→ Exercise objective:
Go through the records from the first line and retype each one exactly, stopping once the line with "11.96, 12.55, 14.0]" is done. Pictures are left out.

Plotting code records
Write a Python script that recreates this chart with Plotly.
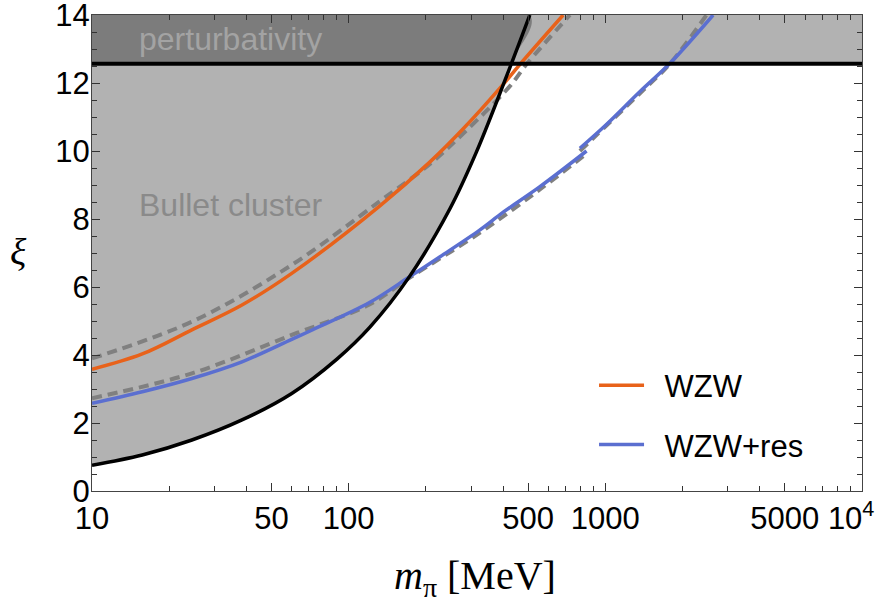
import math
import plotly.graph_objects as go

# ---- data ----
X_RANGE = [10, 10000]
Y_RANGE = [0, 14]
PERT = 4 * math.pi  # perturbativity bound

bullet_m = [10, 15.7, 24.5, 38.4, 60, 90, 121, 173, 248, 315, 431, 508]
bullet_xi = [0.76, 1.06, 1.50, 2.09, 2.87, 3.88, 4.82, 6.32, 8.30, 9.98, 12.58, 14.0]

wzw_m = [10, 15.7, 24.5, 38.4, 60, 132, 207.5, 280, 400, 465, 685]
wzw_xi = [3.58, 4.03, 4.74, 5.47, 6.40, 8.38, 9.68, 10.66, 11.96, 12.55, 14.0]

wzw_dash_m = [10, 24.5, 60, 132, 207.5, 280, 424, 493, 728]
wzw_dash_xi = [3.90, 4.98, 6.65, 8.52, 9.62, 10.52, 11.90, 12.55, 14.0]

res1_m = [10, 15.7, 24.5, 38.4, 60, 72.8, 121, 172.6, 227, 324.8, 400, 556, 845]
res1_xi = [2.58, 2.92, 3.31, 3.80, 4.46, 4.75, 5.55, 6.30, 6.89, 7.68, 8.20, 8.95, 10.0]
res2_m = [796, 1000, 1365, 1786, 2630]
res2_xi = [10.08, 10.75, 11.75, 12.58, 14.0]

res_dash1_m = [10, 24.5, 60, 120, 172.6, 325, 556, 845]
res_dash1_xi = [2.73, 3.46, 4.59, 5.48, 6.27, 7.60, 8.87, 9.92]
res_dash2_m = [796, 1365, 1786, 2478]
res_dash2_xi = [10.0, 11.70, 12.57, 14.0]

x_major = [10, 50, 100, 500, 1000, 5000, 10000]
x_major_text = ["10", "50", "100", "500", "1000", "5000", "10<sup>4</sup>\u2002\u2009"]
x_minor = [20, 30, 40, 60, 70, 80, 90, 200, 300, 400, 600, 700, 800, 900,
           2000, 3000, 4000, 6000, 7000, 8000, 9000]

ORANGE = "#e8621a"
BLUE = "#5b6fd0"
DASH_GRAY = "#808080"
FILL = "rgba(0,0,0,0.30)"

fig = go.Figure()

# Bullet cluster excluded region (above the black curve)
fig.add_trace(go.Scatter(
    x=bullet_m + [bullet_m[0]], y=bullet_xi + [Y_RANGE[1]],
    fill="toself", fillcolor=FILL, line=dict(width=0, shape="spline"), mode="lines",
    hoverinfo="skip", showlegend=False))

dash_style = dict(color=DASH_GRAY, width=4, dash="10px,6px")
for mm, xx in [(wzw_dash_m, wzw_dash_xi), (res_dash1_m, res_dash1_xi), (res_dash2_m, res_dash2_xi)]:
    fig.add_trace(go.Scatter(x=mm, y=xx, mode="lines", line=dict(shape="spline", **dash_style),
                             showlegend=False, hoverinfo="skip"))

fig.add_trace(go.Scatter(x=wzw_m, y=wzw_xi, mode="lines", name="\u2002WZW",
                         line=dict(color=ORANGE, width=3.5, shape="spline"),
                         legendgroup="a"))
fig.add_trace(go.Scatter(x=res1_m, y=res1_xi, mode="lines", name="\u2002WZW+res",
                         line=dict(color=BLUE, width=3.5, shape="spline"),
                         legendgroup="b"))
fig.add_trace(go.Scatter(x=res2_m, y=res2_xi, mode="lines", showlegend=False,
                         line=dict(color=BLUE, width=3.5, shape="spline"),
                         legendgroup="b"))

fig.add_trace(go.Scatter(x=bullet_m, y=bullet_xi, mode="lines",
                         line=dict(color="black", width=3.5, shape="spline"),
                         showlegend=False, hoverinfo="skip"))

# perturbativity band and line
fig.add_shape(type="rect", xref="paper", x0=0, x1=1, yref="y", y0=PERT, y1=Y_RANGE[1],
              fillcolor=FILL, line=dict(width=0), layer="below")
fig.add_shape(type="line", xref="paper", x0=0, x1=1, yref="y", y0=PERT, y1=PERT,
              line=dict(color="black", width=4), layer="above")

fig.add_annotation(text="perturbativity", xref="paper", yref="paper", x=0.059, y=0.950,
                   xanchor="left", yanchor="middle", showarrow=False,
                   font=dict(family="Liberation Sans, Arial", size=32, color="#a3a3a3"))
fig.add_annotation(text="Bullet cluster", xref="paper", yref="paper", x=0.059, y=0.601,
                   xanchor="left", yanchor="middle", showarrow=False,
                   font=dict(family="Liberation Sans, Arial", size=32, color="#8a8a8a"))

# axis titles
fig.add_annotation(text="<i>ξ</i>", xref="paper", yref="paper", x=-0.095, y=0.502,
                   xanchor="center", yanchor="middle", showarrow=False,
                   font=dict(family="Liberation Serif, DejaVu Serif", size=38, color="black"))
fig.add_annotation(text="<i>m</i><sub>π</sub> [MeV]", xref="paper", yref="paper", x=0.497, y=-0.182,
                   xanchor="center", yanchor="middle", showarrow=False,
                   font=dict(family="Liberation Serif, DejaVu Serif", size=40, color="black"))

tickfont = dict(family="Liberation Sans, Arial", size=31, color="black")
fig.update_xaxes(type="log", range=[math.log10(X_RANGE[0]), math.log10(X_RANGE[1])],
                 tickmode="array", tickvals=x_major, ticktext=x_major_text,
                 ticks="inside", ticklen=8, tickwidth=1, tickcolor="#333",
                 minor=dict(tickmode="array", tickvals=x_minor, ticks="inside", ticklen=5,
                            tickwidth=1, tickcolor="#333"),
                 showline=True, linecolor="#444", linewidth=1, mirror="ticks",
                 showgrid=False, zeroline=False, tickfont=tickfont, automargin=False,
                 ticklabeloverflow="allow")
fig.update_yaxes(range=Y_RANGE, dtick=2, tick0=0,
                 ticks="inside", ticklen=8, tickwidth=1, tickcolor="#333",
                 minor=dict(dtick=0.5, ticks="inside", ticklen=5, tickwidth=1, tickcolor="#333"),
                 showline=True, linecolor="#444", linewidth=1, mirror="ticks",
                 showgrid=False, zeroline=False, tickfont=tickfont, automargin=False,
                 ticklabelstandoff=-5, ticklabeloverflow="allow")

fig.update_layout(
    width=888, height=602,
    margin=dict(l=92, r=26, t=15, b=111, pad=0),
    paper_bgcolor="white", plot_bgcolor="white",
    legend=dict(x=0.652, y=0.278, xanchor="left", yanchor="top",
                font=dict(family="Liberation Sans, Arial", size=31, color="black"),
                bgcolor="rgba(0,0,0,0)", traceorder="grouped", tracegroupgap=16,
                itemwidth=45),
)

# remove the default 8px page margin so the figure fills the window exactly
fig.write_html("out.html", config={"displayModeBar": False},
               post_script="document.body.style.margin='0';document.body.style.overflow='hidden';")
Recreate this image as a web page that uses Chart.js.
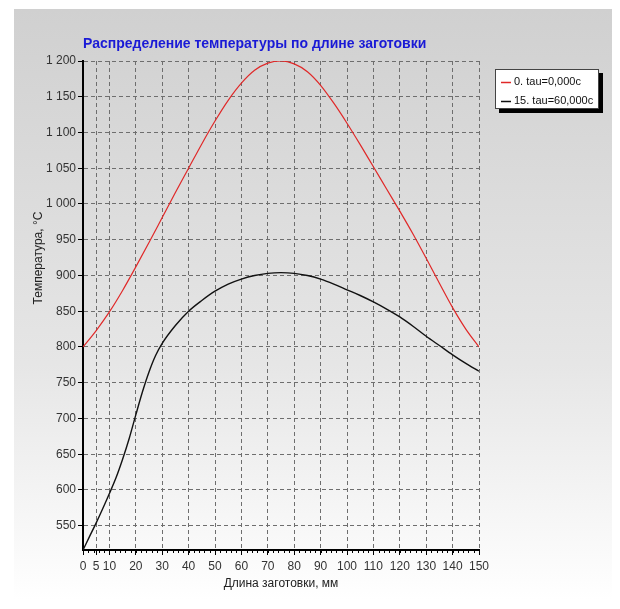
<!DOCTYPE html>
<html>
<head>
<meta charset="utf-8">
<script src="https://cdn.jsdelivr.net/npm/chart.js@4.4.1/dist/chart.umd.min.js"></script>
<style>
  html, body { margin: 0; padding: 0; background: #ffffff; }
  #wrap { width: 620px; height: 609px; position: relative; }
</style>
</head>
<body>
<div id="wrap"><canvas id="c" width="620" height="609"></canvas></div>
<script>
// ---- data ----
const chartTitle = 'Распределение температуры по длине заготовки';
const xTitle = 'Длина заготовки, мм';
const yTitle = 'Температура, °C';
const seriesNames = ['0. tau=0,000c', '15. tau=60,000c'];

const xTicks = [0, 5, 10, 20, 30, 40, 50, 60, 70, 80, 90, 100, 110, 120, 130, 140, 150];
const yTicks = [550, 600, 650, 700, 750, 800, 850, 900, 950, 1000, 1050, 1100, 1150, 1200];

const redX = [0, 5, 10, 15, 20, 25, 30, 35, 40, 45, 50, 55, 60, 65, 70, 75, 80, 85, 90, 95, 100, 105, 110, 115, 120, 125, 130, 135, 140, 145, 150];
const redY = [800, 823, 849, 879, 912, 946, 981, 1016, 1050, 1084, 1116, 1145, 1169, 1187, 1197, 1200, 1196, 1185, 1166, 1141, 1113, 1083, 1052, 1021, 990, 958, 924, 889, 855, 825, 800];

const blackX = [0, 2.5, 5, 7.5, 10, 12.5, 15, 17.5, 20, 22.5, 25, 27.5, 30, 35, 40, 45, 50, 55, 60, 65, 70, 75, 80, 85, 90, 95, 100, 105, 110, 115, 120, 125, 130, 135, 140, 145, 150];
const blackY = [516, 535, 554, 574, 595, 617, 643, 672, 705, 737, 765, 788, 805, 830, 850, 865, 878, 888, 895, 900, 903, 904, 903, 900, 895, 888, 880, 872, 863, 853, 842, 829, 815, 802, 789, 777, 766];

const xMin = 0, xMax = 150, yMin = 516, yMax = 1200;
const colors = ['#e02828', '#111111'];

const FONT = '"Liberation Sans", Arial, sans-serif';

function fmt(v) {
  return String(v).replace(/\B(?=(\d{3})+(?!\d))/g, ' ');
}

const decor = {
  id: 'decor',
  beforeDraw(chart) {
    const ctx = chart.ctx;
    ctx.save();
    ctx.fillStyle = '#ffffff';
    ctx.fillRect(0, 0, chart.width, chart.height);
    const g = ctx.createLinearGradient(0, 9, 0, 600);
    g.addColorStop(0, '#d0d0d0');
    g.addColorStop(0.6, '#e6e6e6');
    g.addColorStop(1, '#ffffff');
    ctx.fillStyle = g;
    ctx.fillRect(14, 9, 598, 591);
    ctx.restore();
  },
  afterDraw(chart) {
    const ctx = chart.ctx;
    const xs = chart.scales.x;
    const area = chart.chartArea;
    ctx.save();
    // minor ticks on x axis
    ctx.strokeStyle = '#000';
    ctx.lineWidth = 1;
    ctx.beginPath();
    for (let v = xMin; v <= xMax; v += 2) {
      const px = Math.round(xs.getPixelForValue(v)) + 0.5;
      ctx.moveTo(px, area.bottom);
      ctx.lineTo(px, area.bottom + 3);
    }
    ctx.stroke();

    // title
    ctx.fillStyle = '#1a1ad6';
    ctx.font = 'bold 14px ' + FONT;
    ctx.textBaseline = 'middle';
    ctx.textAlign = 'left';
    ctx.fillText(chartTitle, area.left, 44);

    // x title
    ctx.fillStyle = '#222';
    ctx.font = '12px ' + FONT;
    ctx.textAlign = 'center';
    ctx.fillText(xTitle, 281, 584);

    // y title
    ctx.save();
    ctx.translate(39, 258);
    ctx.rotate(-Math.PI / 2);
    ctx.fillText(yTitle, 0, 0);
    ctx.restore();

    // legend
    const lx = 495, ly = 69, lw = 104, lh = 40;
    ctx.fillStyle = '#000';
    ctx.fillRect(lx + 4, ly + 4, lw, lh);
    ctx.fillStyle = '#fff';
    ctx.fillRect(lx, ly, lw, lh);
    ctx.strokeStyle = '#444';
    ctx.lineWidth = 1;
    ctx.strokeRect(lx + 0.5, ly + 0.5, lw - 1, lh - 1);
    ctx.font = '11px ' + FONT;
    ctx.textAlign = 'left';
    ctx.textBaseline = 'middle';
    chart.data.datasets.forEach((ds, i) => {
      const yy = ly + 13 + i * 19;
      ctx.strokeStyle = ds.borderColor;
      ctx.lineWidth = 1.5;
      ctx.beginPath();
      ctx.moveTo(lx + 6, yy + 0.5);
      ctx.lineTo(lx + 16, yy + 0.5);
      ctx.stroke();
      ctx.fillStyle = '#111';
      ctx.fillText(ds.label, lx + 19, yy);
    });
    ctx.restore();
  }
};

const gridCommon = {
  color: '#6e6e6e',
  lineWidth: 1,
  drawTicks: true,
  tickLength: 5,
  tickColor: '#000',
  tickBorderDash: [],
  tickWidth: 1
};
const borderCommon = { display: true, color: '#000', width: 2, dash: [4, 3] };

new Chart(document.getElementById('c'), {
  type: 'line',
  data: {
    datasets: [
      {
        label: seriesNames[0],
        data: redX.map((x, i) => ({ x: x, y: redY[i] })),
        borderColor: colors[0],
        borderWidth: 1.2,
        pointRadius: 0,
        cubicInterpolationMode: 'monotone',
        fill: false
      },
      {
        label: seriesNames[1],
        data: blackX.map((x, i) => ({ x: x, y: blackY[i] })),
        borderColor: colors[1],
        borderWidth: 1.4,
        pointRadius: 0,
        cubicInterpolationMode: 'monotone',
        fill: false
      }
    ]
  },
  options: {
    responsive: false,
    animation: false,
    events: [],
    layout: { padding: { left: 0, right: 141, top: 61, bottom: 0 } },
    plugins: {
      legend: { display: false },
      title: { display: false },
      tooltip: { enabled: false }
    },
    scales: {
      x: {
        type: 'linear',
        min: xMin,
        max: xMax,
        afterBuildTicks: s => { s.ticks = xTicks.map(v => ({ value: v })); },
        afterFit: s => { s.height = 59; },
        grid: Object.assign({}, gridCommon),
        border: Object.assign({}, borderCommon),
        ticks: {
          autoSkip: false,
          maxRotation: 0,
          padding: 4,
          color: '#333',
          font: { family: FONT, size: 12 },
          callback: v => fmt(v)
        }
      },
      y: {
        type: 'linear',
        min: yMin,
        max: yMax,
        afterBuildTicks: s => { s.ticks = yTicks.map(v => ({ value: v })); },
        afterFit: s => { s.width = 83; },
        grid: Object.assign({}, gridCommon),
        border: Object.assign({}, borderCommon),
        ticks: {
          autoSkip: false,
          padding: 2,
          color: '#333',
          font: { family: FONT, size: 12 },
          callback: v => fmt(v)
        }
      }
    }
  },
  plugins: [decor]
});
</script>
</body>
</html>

→ Solution:
Write a Python script that recreates this chart with Plotly.
import math
import plotly.graph_objects as go

# ---- data ----
X_RANGE = [10, 10000]
Y_RANGE = [0, 14]
PERT = 4 * math.pi  # perturbativity bound

bullet_m = [10, 15.7, 24.5, 38.4, 60, 90, 121, 173, 248, 315, 431, 508]
bullet_xi = [0.76, 1.06, 1.50, 2.09, 2.87, 3.88, 4.82, 6.32, 8.30, 9.98, 12.58, 14.0]

wzw_m = [10, 15.7, 24.5, 38.4, 60, 132, 207.5, 280, 400, 465, 685]
wzw_xi = [3.58, 4.03, 4.74, 5.47, 6.40, 8.38, 9.68, 10.66, 11.96, 12.55, 14.0]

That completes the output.